Short task =
Only the lines from the start of the data to the line containing "import plotly.graph_objects as go", both included, should be output, exactly and without pictures.

(Data extracted from a collection)
....

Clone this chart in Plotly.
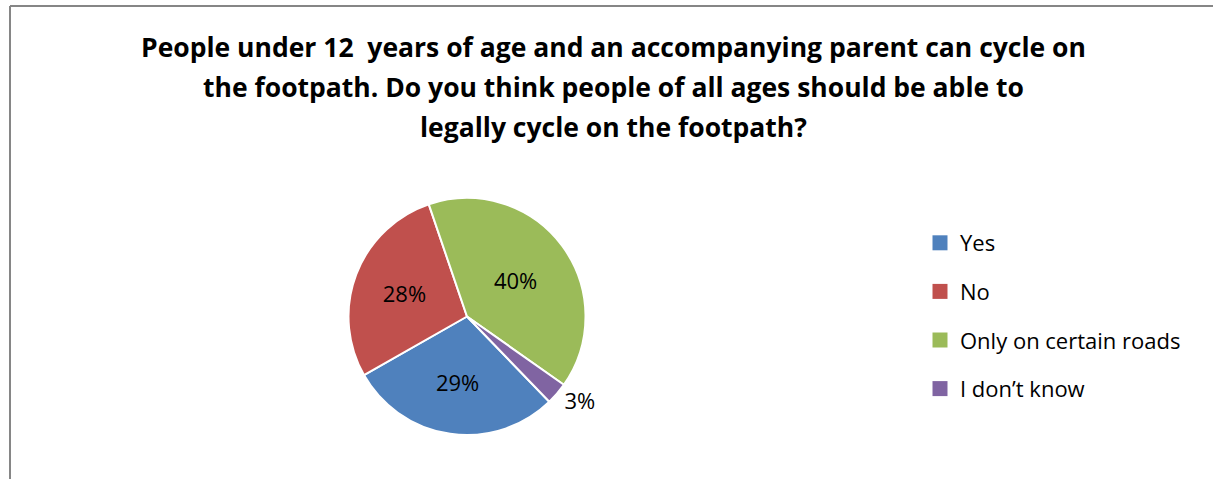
import plotly.graph_objects as go

categories = ["Yes", "No", "Only on certain roads", "I don\u2019t know"]
values = [29, 28, 40, 3]
colors = ["#4F81BD", "#C0504D", "#9BBB59", "#8064A2"]
title_lines = [
    "People under 12  years of age and an accompanying parent can cycle on",
    "the footpath. Do you think people of all ages should be able to",
    "legally cycle on the footpath?",
]

W, H = 1213, 479
FONT = "Open Sans"

fig = go.Figure()
fig.add_trace(go.Pie(
    labels=categories, values=values, sort=False, direction="clockwise",
    rotation=136,
    marker=dict(colors=colors, line=dict(color="white", width=2)),
    textinfo="percent",
    textposition=["inside", "inside", "inside", "outside"],
    textfont=dict(family=FONT, size=22, color="black"),
    insidetextorientation="horizontal",
    showlegend=False,
    domain=dict(x=[(467 - 118.5) / W, (467 + 118.5) / W],
                y=[(H - 316.5 - 118.5) / H, (H - 316.5 + 118.5) / H]),
))

for i, (c, col) in enumerate(zip(categories, colors)):
    fig.add_trace(go.Scatter(
        x=[None], y=[None], mode="markers", name=c,
        marker=dict(symbol="square", size=15, color=col),
        legendgroup=f"g{i}", showlegend=True, hoverinfo="skip",
    ))

for i, line in enumerate(title_lines):
    fig.add_annotation(
        text=f"<b>{line}</b>", xref="paper", yref="paper",
        x=613 / W, y=1 - (47.5 + 39.5 * i) / H, xanchor="center", yanchor="middle",
        showarrow=False, font=dict(family=FONT, size=26.5, color="black"),
    )

fig.add_shape(type="line", xref="paper", yref="paper",
              x0=10 / W, x1=1.0, y0=1 - 6 / H, y1=1 - 6 / H,
              line=dict(color="#868686", width=2))
fig.add_shape(type="line", xref="paper", yref="paper",
              x0=10 / W, x1=10 / W, y0=0, y1=1 - 6 / H,
              line=dict(color="#868686", width=2))

fig.update_layout(
    width=W, height=H,
    margin=dict(l=0, r=0, t=0, b=0),
    paper_bgcolor="white", plot_bgcolor="white",
    xaxis=dict(visible=False, domain=[0.9, 0.91]),
    yaxis=dict(visible=False, domain=[0.9, 0.91]),
    showlegend=True,
    legend=dict(
        x=920 / W, y=1 - 222 / H, xanchor="left", yanchor="top",
        font=dict(family=FONT, size=22, color="black"),
        tracegroupgap=17, itemsizing="trace", bgcolor="rgba(0,0,0,0)",
    ),
    font=dict(family=FONT),
)

fig.write_html(
    "out.html",
    config={"displayModeBar": False},
    post_script="document.body.style.margin='0';document.body.style.padding='0';",
)
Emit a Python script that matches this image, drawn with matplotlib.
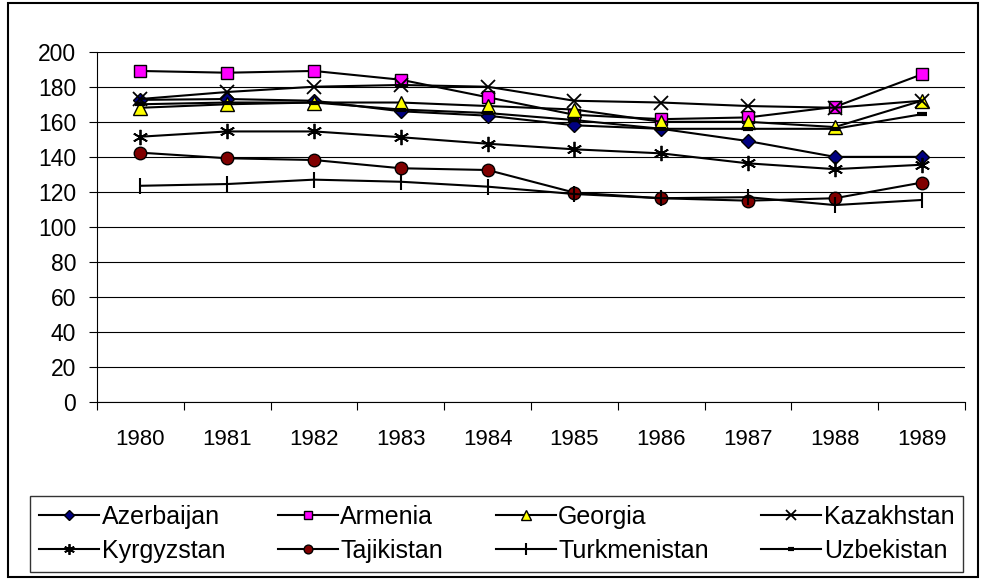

....

Result for this task =
Clone this chart in Plotly.
import plotly.graph_objects as go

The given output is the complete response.